#### [WHAT THE TASK REQUIRES]
Scan the material below for lines with the word "document" and report how many there are, with nothing added.

#### [GIVEN INFORMATION]
___

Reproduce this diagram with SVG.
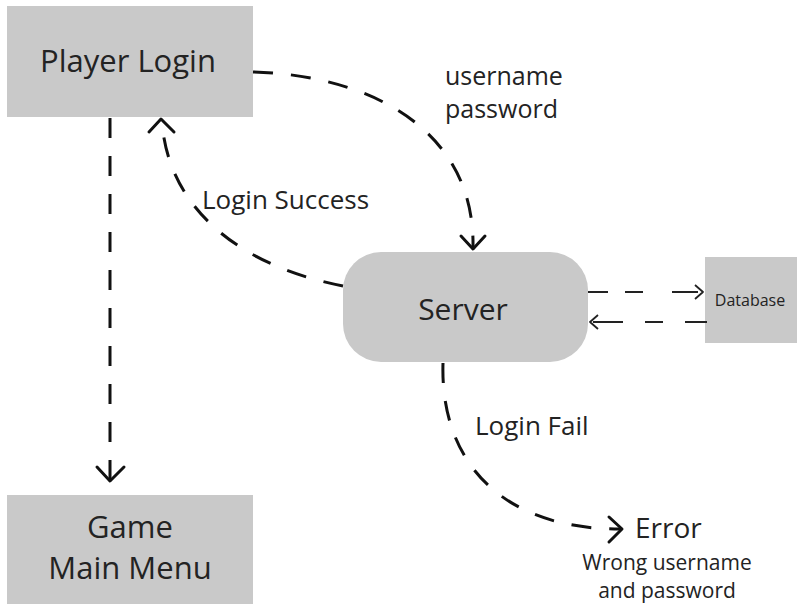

___

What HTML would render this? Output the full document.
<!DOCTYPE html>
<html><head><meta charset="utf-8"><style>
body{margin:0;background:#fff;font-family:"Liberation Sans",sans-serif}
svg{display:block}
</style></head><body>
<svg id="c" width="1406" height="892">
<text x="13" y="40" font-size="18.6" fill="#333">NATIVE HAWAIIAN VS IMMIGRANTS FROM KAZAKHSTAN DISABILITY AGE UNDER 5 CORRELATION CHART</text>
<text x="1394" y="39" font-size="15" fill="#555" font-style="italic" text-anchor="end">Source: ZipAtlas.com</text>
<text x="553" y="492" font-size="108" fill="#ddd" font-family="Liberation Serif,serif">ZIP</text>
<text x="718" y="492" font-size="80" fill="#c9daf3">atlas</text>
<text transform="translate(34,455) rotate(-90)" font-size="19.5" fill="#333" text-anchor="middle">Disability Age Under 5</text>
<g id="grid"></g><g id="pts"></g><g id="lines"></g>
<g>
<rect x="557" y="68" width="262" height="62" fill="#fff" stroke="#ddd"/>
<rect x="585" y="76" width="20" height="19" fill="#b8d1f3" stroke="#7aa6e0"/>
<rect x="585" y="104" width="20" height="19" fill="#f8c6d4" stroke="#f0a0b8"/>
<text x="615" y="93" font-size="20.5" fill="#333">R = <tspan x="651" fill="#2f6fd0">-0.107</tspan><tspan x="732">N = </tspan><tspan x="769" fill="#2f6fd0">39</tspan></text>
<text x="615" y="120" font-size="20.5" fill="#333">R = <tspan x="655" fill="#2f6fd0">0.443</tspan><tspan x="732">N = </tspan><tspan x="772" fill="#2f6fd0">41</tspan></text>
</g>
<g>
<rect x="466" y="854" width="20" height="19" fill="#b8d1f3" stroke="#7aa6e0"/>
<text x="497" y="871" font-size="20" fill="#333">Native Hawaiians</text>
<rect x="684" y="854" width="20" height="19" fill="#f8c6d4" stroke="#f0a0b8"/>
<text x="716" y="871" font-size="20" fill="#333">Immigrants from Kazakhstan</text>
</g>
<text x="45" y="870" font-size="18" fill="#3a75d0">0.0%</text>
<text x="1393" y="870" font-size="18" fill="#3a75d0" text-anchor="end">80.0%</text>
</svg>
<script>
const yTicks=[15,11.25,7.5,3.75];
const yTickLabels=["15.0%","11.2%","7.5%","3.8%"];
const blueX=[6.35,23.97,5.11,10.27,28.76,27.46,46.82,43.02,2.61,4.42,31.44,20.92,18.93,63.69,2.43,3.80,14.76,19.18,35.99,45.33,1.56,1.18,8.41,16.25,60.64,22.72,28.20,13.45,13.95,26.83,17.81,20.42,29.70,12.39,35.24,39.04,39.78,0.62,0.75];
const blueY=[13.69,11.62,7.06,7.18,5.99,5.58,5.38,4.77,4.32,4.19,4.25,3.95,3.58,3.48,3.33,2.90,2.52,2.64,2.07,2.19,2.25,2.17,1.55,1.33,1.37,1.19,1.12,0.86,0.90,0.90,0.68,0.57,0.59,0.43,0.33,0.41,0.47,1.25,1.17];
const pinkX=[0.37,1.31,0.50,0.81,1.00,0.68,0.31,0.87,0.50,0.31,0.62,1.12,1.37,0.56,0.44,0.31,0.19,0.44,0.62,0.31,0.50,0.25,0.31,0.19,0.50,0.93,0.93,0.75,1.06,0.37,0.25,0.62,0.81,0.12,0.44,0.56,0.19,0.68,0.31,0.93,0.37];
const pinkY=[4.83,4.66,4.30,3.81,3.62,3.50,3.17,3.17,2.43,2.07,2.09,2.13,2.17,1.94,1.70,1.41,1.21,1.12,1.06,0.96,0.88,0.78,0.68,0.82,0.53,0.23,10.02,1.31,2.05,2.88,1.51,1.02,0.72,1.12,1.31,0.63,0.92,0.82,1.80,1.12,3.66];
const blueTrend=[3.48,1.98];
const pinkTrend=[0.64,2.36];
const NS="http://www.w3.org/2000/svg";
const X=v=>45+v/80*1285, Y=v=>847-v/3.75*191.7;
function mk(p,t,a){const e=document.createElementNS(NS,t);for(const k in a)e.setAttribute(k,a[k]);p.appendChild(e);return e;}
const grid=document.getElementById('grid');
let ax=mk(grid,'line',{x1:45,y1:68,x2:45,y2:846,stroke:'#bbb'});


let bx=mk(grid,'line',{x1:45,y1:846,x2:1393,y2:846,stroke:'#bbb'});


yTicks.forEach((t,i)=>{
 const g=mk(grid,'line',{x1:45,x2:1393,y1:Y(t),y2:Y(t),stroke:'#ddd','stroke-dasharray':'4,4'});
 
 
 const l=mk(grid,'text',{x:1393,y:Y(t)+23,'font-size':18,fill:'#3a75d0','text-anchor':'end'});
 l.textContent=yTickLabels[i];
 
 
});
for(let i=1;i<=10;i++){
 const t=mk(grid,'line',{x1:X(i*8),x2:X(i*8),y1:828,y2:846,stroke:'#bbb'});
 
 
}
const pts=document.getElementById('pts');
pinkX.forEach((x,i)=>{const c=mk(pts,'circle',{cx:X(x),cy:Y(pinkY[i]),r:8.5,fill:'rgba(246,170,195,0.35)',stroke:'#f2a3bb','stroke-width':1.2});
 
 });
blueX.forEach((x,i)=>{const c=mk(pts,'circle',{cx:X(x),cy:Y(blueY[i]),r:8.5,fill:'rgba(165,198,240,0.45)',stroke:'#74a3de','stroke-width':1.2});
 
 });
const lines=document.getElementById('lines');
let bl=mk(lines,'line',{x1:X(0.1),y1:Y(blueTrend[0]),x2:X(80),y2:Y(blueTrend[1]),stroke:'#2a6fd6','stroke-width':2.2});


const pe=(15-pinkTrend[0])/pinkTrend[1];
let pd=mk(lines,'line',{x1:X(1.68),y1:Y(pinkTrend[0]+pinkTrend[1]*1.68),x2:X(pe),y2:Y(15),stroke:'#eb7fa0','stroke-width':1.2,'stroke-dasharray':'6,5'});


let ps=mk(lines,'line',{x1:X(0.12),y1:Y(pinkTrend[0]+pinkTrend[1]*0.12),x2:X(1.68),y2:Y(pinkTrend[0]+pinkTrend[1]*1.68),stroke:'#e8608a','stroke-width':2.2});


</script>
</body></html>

___

#### [RESULT BELOW]
5